Best of all they only cost $58.00.
Some rental centers carry them and my company rents/lends them out to our contractors.:thumbsup:


----------



## FowlOne (May 2, 2009)

glassman said:


> The Woods power grip suction cups are used by counter top installers for marble, granite, stone and the synthetic resins also.
> They were originally designed for the glass handling market.
> The standard 8'' cup will lift a rated 280 lbs, will stick to any flat, non porous surface.
> I have used them to lift and move appliances, flat aluminum and steel sheet stock. They will also stick to Formica and other laminates.
> ...


Thanks for the info:thumbsup: I'm familiar with these, unfortunatly they wont serve my purpose, Material handling's not what i'm looking for, it's the ability to hold "field seams" together while also holding them flush at the same time.


----------



## Kent Whitten (Mar 24, 2006)

WarnerConstInc. said:


> I have used one's that came in a yellow tool box and were some sort of venturi suction system.
> 
> I will give you a link that talks about various kinds.


I believe those are Gorilla Grips. I'm not sure if that's what Fowl is looking for to spend. I think they are the Festool of seam setting.


----------



## FowlOne (May 2, 2009)

framerman said:


> I believe those are Gorilla Grips. I'm not sure if that's what Fowl is looking for to spend. I think they are the Festool of seam setting.

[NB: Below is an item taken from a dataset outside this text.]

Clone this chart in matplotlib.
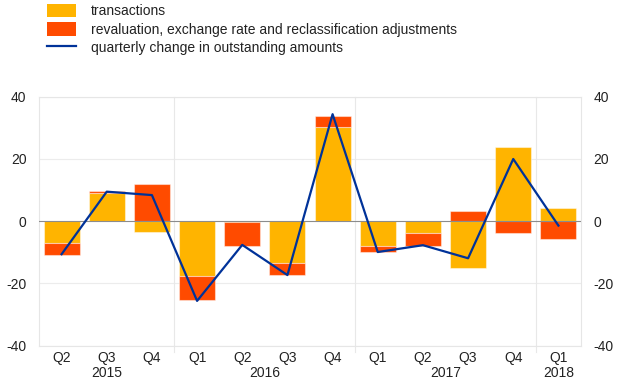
import matplotlib
matplotlib.use("Agg")
import matplotlib.pyplot as plt
import matplotlib.transforms as mtrans
from matplotlib.patches import Patch
from matplotlib.lines import Line2D
import numpy as np

plt.rcParams['font.family'] = ['Liberation Sans', 'DejaVu Sans']
plt.rcParams['axes.unicode_minus'] = False

quarters = ["Q2", "Q3", "Q4", "Q1", "Q2", "Q3", "Q4", "Q1", "Q2", "Q3", "Q4", "Q1"]
years = ["2015", "2016", "2017", "2018"]
year_centers = [1.0, 4.5, 8.5, 11.0]
year_breaks = [2.5, 6.5, 10.5]
transactions = [-6.9, 9.1, -3.5, -17.6, -0.4, -13.5, 30.3, -7.9, -3.9, -15.1, 23.8, 4.2]
revaluation = [-3.8, 0.5, 11.9, -7.8, -7.4, -3.9, 3.6, -2.1, -3.9, 3.3, -3.8, -5.7]
outstanding = [-10.6, 9.5, 8.4, -25.6, -7.6, -17.3, 34.4, -9.9, -7.7, -11.9, 20.0, -1.4]

c_tr = "#FFB400"
c_rv = "#FF4B00"
c_ln = "#003299"

fig = plt.figure(figsize=(6.2, 3.87), dpi=100)
ax = fig.add_axes([0.0629, 0.1067, 0.8742, 0.6433])

x = np.arange(len(quarters))
tr = np.array(transactions)
rv = np.array(revaluation)
pos_base = np.zeros(len(x))
neg_base = np.zeros(len(x))
for vals, col in [(tr, c_tr), (rv, c_rv)]:
    bottoms = np.where(vals >= 0, pos_base, neg_base)
    ax.bar(x, vals, bottom=bottoms, width=0.8, color=col,
           edgecolor=(1, 1, 1, 0.45), linewidth=0.8, zorder=2)
    pos_base = pos_base + np.where(vals >= 0, vals, 0)
    neg_base = neg_base + np.where(vals < 0, vals, 0)

ax.plot(x, outstanding, color=c_ln, lw=1.6, zorder=4)

ax.set_xlim(-0.5, len(x) - 0.5)
ax.set_ylim(-40, 40)
ax.set_yticks([-40, -20, 0, 20, 40])
for yv in [-40, -20, 20, 40]:
    ax.axhline(yv, color="#ececec", lw=0.8, zorder=0)
ax.axhline(0, color="#8c8c8c", lw=0.8, zorder=3)

trans = mtrans.blended_transform_factory(ax.transData, ax.transAxes)
for b in year_breaks:
    ax.plot([b, b], [-0.025, 1.0], transform=trans, color="#e8e8e8", lw=0.8,
            clip_on=False, zorder=0)

for s in ax.spines.values():
    s.set_color("#e6e6e6")
    s.set_linewidth(0.8)

ax.set_xticks(x)
ax.set_xticklabels(quarters, fontsize=10, color="#222222")
ax.tick_params(axis="x", length=0, pad=4)
ax.tick_params(axis="y", length=0, labelsize=10, labelcolor="#222222", pad=9,
               left=False, right=False, labelleft=True, labelright=True)
for xc, yr in zip(year_centers, years):
    ax.text(xc, -0.08, yr, transform=trans, ha="center", va="top",
            fontsize=10, color="#222222")

handles = [Patch(facecolor=c_tr, edgecolor="none"),
           Patch(facecolor=c_rv, edgecolor="none"),
           Line2D([0], [0], color=c_ln, lw=1.6)]
labels = ["transactions",
          "revaluation, exchange rate and reclassification adjustments",
          "quarterly change in outstanding amounts"]
fig.legend(handles, labels, loc="upper left", bbox_to_anchor=(47 / 620, 1 - 4 / 387),
           frameon=False, fontsize=10, handlelength=2.1, handleheight=1.1,
           labelspacing=0.28, handletextpad=1.05, borderpad=0, borderaxespad=0,
           labelcolor="#222222")

fig.savefig("out.png", dpi=100)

I'd expect nothing but the finest coming from Warner, and as sweet as those are you're right, it would be overkill for what i'm doing.


----------



## wayne3434 (Feb 11, 2007)

i need something to move a 600lb concrete countertop?? will any suction cups hold that wieght?


----------



## WarnerConstInc. (Jan 30, 2008)

FowlOne said:


> I'd expect nothing but the finest coming from Warner, and as sweet as those are you're right, it would be overkill for what i'm doing.


Thanks, but, just what are you doing?


----------



## FowlOne (May 2, 2009)

WarnerConstInc. said:


> Thanks, but, just what are you doing?


Heh, guess that information woulda been helpful. I'm dealing with corian. The jobs I'm doing have multiple field seams(average 8 seams per job), and the more seams I can do at the same time the better. The countertop manufacturer was using a plywood base with "dogbones" at the seams to pull them tight, however, (due to price) they've changed they way these things go together, MDF base(which sucks) and have eliminated the dogbones, so now I'm in need of something to pull the seams together when I apoxy them.


----------



## tcleve4911 (Mar 26, 2006)

Get a glue gun and hot melt scrap blocks on each side of the seam. Clamp and let set. Knock the blocks off and clean the seams.:thumbsup:


----------